>> BEGIN

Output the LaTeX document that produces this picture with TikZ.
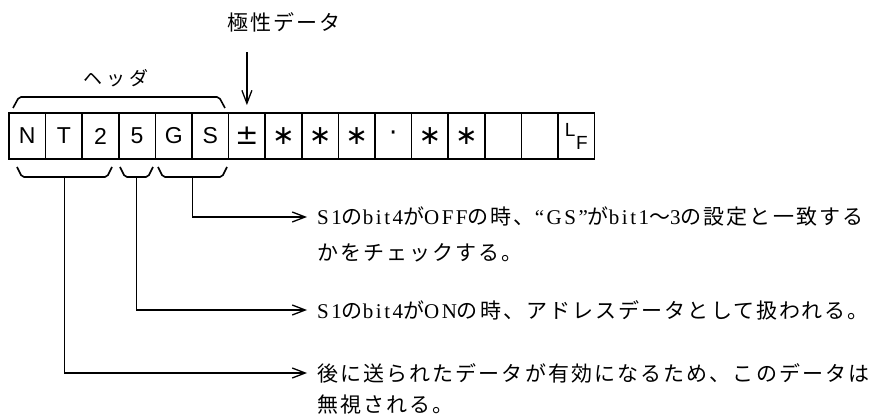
\documentclass[tikz,border=0pt]{standalone}
\usepackage{fontspec}
\setmainfont{Liberation Sans}
\newfontfamily\jp{Noto Sans CJK JP}[LetterSpace=10]
\newfontfamily\jph{Noto Sans CJK JP}[LetterSpace=22]
\newfontfamily\lat{Liberation Serif}[LetterSpace=12]
\newfontfamily\dv{DejaVu Sans}
\newcommand{\lt}[1]{{\lat\fontsize{21}{21}\selectfont #1}}
\usetikzlibrary{arrows.meta,calc}
\tikzset{
  cell/.style={draw, line width=1.7pt, minimum width=36.6pt, minimum height=46pt, inner sep=0pt,
    font=\fontsize{23}{23}\selectfont},
  starcell/.style={cell, font=\dv\fontsize{27}{27}\selectfont},
  brace/.style={line width=1.6pt, rounded corners=2pt},
  conn/.style={line width=1.6pt, -{Straight Barb[length=13pt,width=10pt,line width=1.3pt]}},
  desc/.style={anchor=west, inner xsep=10pt, inner ysep=0pt, font=\jp\fontsize{21}{21}\selectfont},
}
\begin{document}
\begin{tikzpicture}[x=1pt,y=-1pt]
\useasboundingbox (0,0) rectangle (878,419);
% cells
\node[cell] (c1) at (27.3,136) {N};
\node[cell] (c2) at (63.9,136) {T};
\node[cell] (c3) at (100.5,136) {2};
\node[cell] (c4) at (137.1,136) {5};
\node[cell] (c5) at (173.7,136) {G};
\node[cell] (c6) at (210.3,136) {S};
\node[cell, font=\dv\fontsize{28}{28}\selectfont] (c7) at (246.9,136) {±};
\node[starcell] (c8) at (283.5,136) {∗};
\node[starcell] (c9) at (320.1,136) {∗};
\node[starcell] (c10) at (356.7,136) {∗};
\node[cell, font=\dv\fontsize{26}{26}\selectfont] (c11) at (393.3,136) {·};
\node[starcell] (c12) at (429.9,136) {∗};
\node[starcell] (c13) at (466.5,136) {∗};
\node[cell] (c14) at (503.1,136) {};
\node[cell] (c15) at (539.7,136) {};
\node[cell, font=\fontsize{19}{19}\selectfont] (c16) at (576.3,136) {\raisebox{6pt}{L}\hspace{0.5pt}\raisebox{-7pt}{F}};
% header brace
\draw[brace] (13,108) -- (19,97) -- (219,97) -- (225,108);
\node[font=\jph\fontsize{19}{19}\selectfont] (hd) at (116,78) {ヘッダ};
% polarity label
\node[font=\jp\fontsize{21}{21}\selectfont] (pol) at (284,22) {極性データ};
\draw[conn, shorten <=17pt, shorten >=7pt] (c7.north |- pol.south) -- (c7.north);
% lower braces
\draw[brace] (17,167) -- (22,177) -- (107,177) -- (112,167);
\draw[brace] (120,167) -- (125,177) -- (148,177) -- (153,167);
\draw[brace] (158,167) -- (163,177) -- (222,177) -- (227,167);
\coordinate (m1) at (64.5,177);
\coordinate (m2) at (136.5,177);
\coordinate (m3) at (192.5,177);
% descriptions
\node[desc] (t1a) at (307,217) {\lt{S1}の\lt{bit4}が\lt{OFF}の時、\lt{“GS”}が\lt{bit1}～\lt{3}の設定と一致する};
\node[desc] (t1b) at (307,253) {かをチェックする。};
\node[desc] (t2) at (307,310) {\lt{S1}の\lt{bit4}が\lt{ON}の時、アドレスデータとして扱われる。};
\node[desc] (t3a) at (307,373) {後に送られたデータが有効になるため、このデータは};
\node[desc] (t3b) at (307,405) {無視される。};
% connectors
\draw[conn] (m3) |- (t1a.west);
\draw[conn] (m2) |- (t2.west);
\draw[conn] (m1) |- (t3a.west);
\end{tikzpicture}
\end{document}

>> END

* Problem details *
Write out the whole listing exactly, and drop the pictures.

* Answer to the exercise *
Output the LaTeX document that produces this picture with TikZ.
\documentclass[tikz,border=0pt]{standalone}
\usepackage{fontspec}
\setmainfont{Liberation Sans}
\newfontfamily\jp{Noto Sans CJK JP}[LetterSpace=10]
\newfontfamily\jph{Noto Sans CJK JP}[LetterSpace=22]
\newfontfamily\lat{Liberation Serif}[LetterSpace=12]
\newfontfamily\dv{DejaVu Sans}
\newcommand{\lt}[1]{{\lat\fontsize{21}{21}\selectfont #1}}
\usetikzlibrary{arrows.meta,calc}
\tikzset{
  cell/.style={draw, line width=1.7pt, minimum width=36.6pt, minimum height=46pt, inner sep=0pt,
    font=\fontsize{23}{23}\selectfont},
  starcell/.style={cell, font=\dv\fontsize{27}{27}\selectfont},
  brace/.style={line width=1.6pt, rounded corners=2pt},
  conn/.style={line width=1.6pt, -{Straight Barb[length=13pt,width=10pt,line width=1.3pt]}},
  desc/.style={anchor=west, inner xsep=10pt, inner ysep=0pt, font=\jp\fontsize{21}{21}\selectfont},
}
\begin{document}
\begin{tikzpicture}[x=1pt,y=-1pt]
\useasboundingbox (0,0) rectangle (878,419);
% cells
\node[cell] (c1) at (27.3,136) {N};
\node[cell] (c2) at (63.9,136) {T};
\node[cell] (c3) at (100.5,136) {2};
\node[cell] (c4) at (137.1,136) {5};
\node[cell] (c5) at (173.7,136) {G};
\node[cell] (c6) at (210.3,136) {S};
\node[cell, font=\dv\fontsize{28}{28}\selectfont] (c7) at (246.9,136) {±};
\node[starcell] (c8) at (283.5,136) {∗};
\node[starcell] (c9) at (320.1,136) {∗};
\node[starcell] (c10) at (356.7,136) {∗};
\node[cell, font=\dv\fontsize{26}{26}\selectfont] (c11) at (393.3,136) {·};
\node[starcell] (c12) at (429.9,136) {∗};
\node[starcell] (c13) at (466.5,136) {∗};
\node[cell] (c14) at (503.1,136) {};
\node[cell] (c15) at (539.7,136) {};
\node[cell, font=\fontsize{19}{19}\selectfont] (c16) at (576.3,136) {\raisebox{6pt}{L}\hspace{0.5pt}\raisebox{-7pt}{F}};
% header brace
\draw[brace] (13,108) -- (19,97) -- (219,97) -- (225,108);
\node[font=\jph\fontsize{19}{19}\selectfont] (hd) at (116,78) {ヘッダ};
% polarity label
\node[font=\jp\fontsize{21}{21}\selectfont] (pol) at (284,22) {極性データ};
\draw[conn, shorten <=17pt, shorten >=7pt] (c7.north |- pol.south) -- (c7.north);
% lower braces
\draw[brace] (17,167) -- (22,177) -- (107,177) -- (112,167);
\draw[brace] (120,167) -- (125,177) -- (148,177) -- (153,167);
\draw[brace] (158,167) -- (163,177) -- (222,177) -- (227,167);
\coordinate (m1) at (64.5,177);
\coordinate (m2) at (136.5,177);
\coordinate (m3) at (192.5,177);
% descriptions
\node[desc] (t1a) at (307,217) {\lt{S1}の\lt{bit4}が\lt{OFF}の時、\lt{“GS”}が\lt{bit1}～\lt{3}の設定と一致する};
\node[desc] (t1b) at (307,253) {かをチェックする。};
\node[desc] (t2) at (307,310) {\lt{S1}の\lt{bit4}が\lt{ON}の時、アドレスデータとして扱われる。};
\node[desc] (t3a) at (307,373) {後に送られたデータが有効になるため、このデータは};
\node[desc] (t3b) at (307,405) {無視される。};
% connectors
\draw[conn] (m3) |- (t1a.west);
\draw[conn] (m2) |- (t2.west);
\draw[conn] (m1) |- (t3a.west);
\end{tikzpicture}
\end{document}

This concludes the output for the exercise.